Same here. It's the reason I try to assign names to quotes in my posts.
>Aliens who use a different number base is a red herring. The math is the same, independently of
>the language in which it is written.
Not a red herring; and don't think I didn't notice how you cleverly focused on the alien's 12 fingers
and ignored "his" silicon brain. :- )
I've had this debate before and I know it can be disturbing to the purely science/mathematically
minded. But math isn't really "universal". It a system of calculation created by the human mind
which is part of a primate brain evolved from more primitive mammalian ancestors.
Our brains may organize the search patterns of bees or the spiral shape of a conch shell or the
galaxy into a mathematical pattern. But I am confident in stating that bees and mollusks and stars
are not doing math. We are, as we seek to organize the universe into patterns our brains can
understand.
>And I really do think there are right and wrong interpretations of literature. As somebody said
> (Marc? Lee?), the ghost of Hamlet’s father is not an alien. That interpretation would be just plain
>wrong.
Not me. I am on the other side of the fence on this debate. I can find at least a couple ways of
understanding "ghost of Hamlet's father is an alien" to be a true statement.

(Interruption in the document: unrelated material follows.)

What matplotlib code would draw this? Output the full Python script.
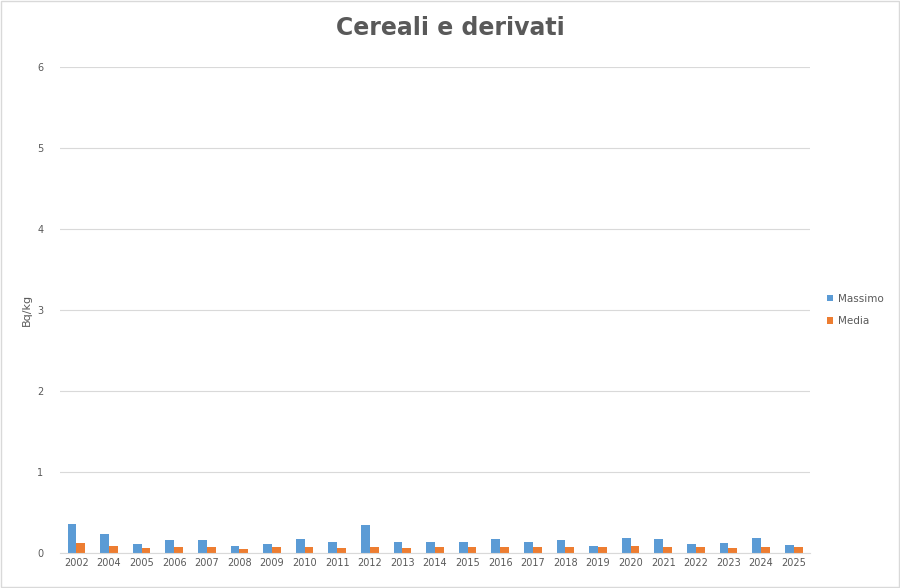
import matplotlib
matplotlib.use("Agg")
import matplotlib.pyplot as plt
import numpy as np

years = ["2002","2004","2005","2006","2007","2008","2009","2010","2011","2012","2013","2014",
         "2015","2016","2017","2018","2019","2020","2021","2022","2023","2024","2025"]
massimo = [0.36,0.23,0.11,0.16,0.16,0.09,0.11,0.17,0.13,0.34,0.14,0.14,0.14,0.17,0.14,0.16,0.09,0.18,0.17,0.11,0.12,0.19,0.10]
media = [0.12,0.09,0.06,0.07,0.08,0.05,0.07,0.07,0.06,0.07,0.06,0.07,0.08,0.07,0.07,0.08,0.08,0.09,0.08,0.07,0.06,0.07,0.07]

fig = plt.figure(figsize=(9, 5.88), dpi=100)
ax = fig.add_axes([60/900, 35/588, 750/900, 486/588])
x = np.arange(len(years))
w = 0.27
ax.bar(x - w/2, massimo, w, color="#5B9BD5", label="Massimo")
ax.bar(x + w/2, media, w, color="#ED7D31", label="Media")
ax.set_xlim(-0.5, len(years) - 0.5)
ax.set_ylim(0, 6)
ax.set_yticks(range(7))
ax.set_xticks(x)
ax.set_xticklabels(years)
ax.tick_params(axis="both", length=0, labelsize=7, colors="#595959")
ax.tick_params(axis="y", pad=12)
ax.grid(axis="y", color="#D9D9D9", linewidth=0.8)
ax.set_axisbelow(True)
for s in ["top", "right", "left"]:
    ax.spines[s].set_visible(False)
ax.spines["bottom"].set_color("#D9D9D9")
ax.set_ylabel("Bq/kg", fontsize=8, color="#595959", labelpad=4)
fig.suptitle("Cereali e derivati", x=450/900, y=1 - 28/588, va="center",
             fontsize=17, fontweight="bold", color="#595959")
ax.legend(loc="center left", bbox_to_anchor=(1.01, 0.5), frameon=False,
          fontsize=7.5, labelcolor="#595959", handlelength=0.6, handleheight=0.6,
          handletextpad=0.5, labelspacing=1.2)
fig.patches.append(plt.Rectangle((0.001, 0.001), 0.998, 0.998, transform=fig.transFigure,
                                 fill=False, edgecolor="#D9D9D9", linewidth=1))
fig.savefig("out.png", dpi=100)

1. The author, William Shakespeare, was from England. Hamlet's father was Danish.
2. We live in a material world. Ghosts, by definition, are from another sort of world who happen
to be visiting this one.
Of course I am not trying to be right about Hamlet's father, per se. I am only saying that anytime you
make a statement of absolute or universal rightness or wrongness, you are unconsciously operating
within a system of assumptions shared by the people you are talking to. Those assumptions can and
sometimes should be questioned, especially when "universality" is the claim.
It reminds me of a quote I heard from somebody in Mississippi back in 2012. He said that he knew
Barack Obama couldn't be re-elected because everybody he knew was voting against him.